Extracted records
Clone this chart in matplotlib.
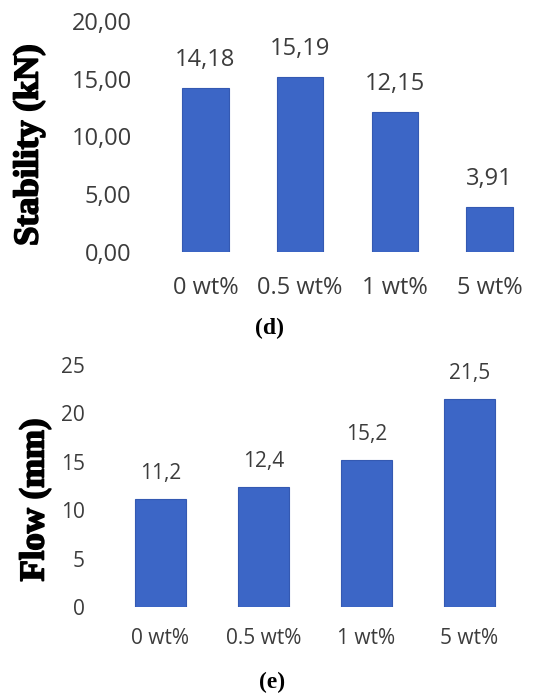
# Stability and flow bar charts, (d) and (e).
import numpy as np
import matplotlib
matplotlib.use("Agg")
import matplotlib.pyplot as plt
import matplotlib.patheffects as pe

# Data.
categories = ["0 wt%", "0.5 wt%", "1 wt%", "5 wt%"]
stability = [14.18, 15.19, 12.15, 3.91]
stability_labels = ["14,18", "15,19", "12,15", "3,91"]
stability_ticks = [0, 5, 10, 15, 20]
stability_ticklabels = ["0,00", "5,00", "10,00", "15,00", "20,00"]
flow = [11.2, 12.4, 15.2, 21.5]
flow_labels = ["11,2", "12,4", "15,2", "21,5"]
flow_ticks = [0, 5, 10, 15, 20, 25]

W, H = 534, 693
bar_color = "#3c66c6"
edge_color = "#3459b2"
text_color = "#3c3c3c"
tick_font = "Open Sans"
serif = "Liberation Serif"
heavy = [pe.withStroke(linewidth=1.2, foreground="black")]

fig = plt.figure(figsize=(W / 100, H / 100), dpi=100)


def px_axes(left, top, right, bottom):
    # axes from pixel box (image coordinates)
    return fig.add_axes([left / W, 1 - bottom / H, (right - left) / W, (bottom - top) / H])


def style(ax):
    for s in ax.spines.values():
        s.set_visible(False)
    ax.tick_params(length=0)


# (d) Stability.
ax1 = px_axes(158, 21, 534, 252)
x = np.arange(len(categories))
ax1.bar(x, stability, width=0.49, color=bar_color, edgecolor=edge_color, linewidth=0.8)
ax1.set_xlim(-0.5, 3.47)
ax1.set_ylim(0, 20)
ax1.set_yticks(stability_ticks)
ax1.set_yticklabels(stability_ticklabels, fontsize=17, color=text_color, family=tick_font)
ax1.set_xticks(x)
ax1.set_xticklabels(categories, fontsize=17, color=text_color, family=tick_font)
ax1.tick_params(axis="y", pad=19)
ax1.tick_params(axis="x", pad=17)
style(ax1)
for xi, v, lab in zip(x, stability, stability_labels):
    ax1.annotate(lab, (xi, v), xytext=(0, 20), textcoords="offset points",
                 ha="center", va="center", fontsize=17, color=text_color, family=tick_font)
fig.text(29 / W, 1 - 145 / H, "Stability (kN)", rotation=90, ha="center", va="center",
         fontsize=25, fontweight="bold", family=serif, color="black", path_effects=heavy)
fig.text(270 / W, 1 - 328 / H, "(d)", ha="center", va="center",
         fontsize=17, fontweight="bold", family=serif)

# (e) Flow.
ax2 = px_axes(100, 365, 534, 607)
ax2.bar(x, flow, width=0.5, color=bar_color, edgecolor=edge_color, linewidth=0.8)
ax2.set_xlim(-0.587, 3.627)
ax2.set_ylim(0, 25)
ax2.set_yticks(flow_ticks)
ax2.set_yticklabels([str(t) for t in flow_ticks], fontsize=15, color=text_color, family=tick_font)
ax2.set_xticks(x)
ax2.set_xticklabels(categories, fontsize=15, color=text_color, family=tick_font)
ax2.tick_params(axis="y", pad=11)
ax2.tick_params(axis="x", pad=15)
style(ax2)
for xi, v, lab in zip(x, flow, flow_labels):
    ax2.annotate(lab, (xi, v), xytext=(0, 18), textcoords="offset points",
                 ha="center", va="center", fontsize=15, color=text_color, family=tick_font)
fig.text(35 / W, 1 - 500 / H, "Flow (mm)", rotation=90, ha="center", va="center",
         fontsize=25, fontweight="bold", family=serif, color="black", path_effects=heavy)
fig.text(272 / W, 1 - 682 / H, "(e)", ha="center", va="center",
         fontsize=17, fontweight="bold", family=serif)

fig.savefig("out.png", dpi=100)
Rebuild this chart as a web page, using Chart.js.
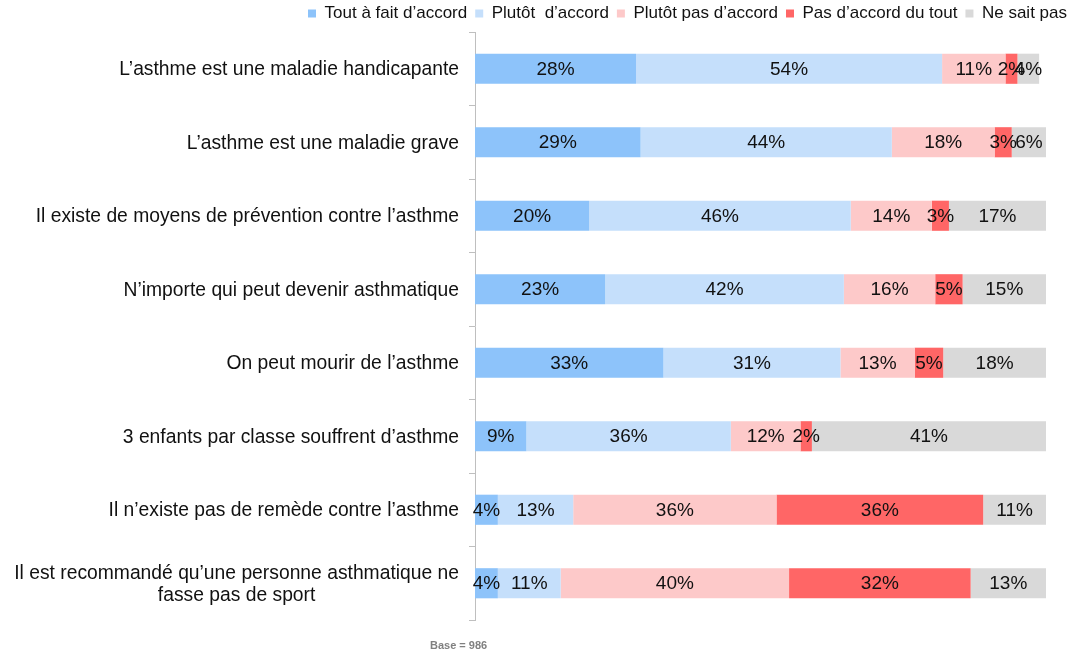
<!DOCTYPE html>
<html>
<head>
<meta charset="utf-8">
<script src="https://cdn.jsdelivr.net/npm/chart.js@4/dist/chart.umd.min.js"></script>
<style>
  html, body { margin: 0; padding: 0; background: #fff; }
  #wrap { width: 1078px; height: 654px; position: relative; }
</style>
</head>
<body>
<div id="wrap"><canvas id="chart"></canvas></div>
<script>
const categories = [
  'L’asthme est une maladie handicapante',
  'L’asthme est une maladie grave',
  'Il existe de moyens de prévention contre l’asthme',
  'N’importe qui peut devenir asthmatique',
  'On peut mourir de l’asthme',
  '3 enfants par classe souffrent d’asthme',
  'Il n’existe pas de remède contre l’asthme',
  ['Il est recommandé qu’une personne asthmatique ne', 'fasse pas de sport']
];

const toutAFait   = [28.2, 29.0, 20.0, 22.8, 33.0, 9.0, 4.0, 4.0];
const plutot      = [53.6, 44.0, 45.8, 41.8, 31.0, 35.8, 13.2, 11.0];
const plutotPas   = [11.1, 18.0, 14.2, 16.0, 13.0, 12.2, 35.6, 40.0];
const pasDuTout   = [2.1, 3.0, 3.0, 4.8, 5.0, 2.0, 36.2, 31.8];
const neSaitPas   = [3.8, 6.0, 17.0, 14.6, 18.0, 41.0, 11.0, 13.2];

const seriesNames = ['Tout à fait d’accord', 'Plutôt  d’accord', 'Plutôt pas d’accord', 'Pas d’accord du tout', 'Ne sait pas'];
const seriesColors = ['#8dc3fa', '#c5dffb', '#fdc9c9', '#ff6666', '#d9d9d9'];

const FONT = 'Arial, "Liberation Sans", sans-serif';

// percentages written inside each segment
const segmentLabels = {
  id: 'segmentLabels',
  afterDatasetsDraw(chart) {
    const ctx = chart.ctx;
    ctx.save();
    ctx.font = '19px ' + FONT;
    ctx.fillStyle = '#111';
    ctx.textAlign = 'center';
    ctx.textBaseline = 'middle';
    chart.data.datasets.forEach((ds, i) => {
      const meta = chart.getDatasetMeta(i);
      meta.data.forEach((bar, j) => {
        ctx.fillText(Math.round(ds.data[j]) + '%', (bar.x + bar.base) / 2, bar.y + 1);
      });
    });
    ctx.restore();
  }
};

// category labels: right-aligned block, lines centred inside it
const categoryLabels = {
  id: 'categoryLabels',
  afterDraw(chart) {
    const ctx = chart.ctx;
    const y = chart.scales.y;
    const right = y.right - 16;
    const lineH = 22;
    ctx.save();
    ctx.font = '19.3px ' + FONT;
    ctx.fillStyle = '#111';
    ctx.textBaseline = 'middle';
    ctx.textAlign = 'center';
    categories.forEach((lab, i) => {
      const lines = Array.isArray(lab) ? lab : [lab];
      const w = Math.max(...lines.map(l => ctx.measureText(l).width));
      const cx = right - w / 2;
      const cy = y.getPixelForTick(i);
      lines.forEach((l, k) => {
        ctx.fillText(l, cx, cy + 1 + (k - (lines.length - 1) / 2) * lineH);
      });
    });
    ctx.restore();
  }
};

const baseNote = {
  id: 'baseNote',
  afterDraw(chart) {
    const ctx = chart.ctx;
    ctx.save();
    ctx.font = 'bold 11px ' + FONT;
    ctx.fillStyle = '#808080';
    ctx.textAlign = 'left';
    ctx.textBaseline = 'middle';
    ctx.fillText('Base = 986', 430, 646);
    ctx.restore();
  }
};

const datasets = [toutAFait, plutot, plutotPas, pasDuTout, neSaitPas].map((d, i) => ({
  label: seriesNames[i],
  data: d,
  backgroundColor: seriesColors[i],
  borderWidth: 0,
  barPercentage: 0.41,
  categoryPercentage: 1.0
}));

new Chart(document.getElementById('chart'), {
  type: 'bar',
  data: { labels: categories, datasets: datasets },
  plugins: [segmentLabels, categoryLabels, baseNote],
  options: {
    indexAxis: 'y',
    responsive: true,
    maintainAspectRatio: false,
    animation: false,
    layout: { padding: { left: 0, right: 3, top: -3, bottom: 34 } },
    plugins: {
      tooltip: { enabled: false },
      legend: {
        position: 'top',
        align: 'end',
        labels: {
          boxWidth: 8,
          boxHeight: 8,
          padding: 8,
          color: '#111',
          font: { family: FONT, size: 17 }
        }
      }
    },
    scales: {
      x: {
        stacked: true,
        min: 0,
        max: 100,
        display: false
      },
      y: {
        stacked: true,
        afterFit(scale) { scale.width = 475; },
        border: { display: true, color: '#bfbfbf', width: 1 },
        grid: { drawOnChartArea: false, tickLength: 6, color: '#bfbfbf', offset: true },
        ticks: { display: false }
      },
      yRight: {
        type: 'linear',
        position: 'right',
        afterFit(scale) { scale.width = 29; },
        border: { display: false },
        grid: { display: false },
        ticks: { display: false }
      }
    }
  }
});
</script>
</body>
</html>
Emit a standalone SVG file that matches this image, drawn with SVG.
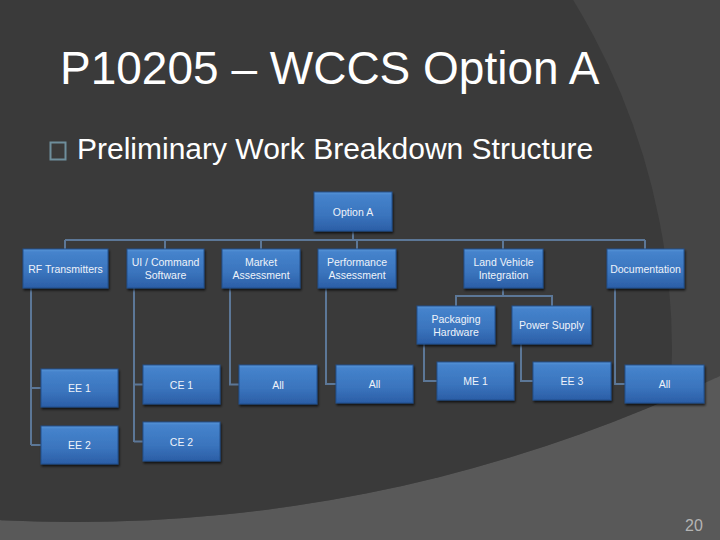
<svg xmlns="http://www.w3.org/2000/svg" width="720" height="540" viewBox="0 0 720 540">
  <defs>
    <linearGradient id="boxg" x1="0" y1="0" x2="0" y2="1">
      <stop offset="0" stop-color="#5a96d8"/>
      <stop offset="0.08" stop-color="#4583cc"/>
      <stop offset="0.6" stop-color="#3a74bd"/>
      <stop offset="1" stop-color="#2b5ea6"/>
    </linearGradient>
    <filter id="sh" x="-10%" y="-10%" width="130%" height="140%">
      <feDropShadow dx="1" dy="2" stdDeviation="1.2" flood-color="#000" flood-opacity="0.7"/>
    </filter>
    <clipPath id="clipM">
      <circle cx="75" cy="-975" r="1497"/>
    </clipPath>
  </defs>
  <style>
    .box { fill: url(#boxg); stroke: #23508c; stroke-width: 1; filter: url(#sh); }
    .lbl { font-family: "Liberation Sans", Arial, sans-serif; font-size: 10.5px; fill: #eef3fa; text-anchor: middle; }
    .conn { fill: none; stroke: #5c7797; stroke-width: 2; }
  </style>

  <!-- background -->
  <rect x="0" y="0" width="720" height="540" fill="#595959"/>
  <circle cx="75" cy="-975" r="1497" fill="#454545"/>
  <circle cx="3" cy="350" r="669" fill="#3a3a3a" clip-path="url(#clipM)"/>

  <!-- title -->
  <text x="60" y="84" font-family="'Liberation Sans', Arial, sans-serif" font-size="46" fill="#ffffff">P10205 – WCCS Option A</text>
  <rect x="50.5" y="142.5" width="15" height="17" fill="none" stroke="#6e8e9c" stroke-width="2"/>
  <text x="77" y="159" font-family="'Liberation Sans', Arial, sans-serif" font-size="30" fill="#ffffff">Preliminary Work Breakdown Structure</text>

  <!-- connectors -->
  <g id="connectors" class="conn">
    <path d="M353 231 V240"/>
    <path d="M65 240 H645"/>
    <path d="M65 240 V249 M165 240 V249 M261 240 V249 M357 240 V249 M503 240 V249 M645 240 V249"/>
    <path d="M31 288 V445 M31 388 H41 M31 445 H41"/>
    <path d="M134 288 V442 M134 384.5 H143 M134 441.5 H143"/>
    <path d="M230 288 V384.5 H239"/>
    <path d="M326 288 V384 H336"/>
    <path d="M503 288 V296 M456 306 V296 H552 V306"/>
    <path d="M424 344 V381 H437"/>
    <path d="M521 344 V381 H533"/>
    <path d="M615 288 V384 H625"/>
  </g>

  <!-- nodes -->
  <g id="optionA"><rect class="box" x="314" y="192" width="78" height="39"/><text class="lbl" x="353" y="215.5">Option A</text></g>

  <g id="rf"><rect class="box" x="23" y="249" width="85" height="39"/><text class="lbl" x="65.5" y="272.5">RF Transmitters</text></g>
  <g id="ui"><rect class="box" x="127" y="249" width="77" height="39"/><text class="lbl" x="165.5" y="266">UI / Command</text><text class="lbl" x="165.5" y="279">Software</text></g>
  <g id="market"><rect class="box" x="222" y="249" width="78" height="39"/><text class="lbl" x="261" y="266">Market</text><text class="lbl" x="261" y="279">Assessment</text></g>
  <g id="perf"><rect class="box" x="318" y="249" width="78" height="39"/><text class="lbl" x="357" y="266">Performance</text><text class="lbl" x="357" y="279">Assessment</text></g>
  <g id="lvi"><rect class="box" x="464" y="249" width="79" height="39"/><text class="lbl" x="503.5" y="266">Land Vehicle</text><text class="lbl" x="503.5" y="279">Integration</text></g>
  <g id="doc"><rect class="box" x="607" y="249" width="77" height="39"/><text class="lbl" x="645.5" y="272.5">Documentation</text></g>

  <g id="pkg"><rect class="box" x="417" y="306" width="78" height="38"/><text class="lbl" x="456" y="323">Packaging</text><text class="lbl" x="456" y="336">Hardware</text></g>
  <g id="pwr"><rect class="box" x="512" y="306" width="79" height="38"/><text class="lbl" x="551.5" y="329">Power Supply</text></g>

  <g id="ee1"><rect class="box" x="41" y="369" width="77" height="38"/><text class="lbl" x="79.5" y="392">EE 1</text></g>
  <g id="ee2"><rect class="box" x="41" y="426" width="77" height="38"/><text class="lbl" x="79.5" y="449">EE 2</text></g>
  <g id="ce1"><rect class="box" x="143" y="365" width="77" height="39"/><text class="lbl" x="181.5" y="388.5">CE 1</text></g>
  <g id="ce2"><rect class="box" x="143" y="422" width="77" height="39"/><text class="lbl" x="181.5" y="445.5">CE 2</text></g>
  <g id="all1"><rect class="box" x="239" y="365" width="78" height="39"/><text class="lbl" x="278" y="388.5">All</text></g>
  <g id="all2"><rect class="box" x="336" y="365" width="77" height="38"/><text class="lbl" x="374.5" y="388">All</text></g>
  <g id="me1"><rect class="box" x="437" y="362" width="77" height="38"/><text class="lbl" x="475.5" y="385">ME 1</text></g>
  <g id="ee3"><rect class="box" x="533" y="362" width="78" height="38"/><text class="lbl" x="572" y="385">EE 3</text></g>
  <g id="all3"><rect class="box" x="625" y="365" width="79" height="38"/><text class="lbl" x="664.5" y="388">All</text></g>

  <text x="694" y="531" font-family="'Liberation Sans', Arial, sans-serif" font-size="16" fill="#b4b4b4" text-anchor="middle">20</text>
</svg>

Do this: Please restate the material above line by line, exactly, beginning at its first line and ending with the line that contains "import matplotlib.patheffects as pe", without any pictures.

Written answer:
Clone this chart in matplotlib.
# Stability and flow bar charts, (d) and (e).
import numpy as np
import matplotlib
matplotlib.use("Agg")
import matplotlib.pyplot as plt
import matplotlib.patheffects as pe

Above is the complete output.